Which Economies Are Most Exposed
The exposure isn't uniform globally. Energy-importing economies in Asia — Japan, South Korea, India, and China — are among the most vulnerable because they depend heavily on Persian Gulf crude and have limited ability to quickly substitute with supply from other regions. Europe imports less Gulf oil than Asia but is already dealing with elevated energy costs from prior disruptions, and another spike adds pressure to an industrial sector that's been struggling for competitiveness.
The United States sits in a more complicated position. Domestic oil production is at historically high levels, which provides some insulation — the U.S. isn't dependent on Hormuz transit the way Asian importers are. But American refineries still process significant volumes of imported crude, U.S. companies are exposed through global commodity pricing, and the inflationary effect of higher energy costs doesn't stop at borders.
What a Prolonged Disruption Would Mean
The scenario markets are beginning to price more seriously is one where the Hormuz disruption extends beyond a few weeks. Strategic petroleum reserves in major consuming countries exist precisely for situations like this, and coordinated releases from the U.S., IEA member states, and others are a policy tool that has been used before.

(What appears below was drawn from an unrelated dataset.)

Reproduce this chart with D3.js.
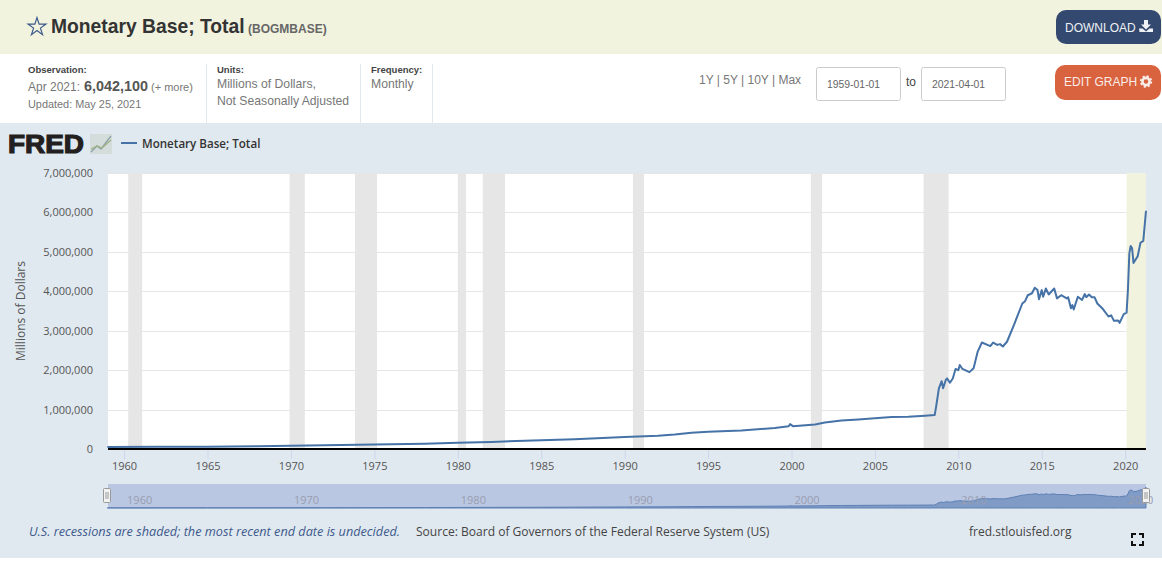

But reserve releases are a bridge, not a solution — they buy time while the physical supply situation normalizes, and they work best when disruptions are measured in weeks rather than months.
If the conflict dynamics that caused the disruption remain unresolved, the reserve release calculation becomes more difficult. Drawing down strategic reserves in the face of ongoing geopolitical risk reduces the buffer available for subsequent emergencies and can itself become a market signal that policymakers are more worried than public statements suggest. For now, the market is watching how the tanker backlog evolves and whether the U.S. escort operation begins moving ships through at meaningful scale. The price of crude will tell you, in real time, whether traders think it's working.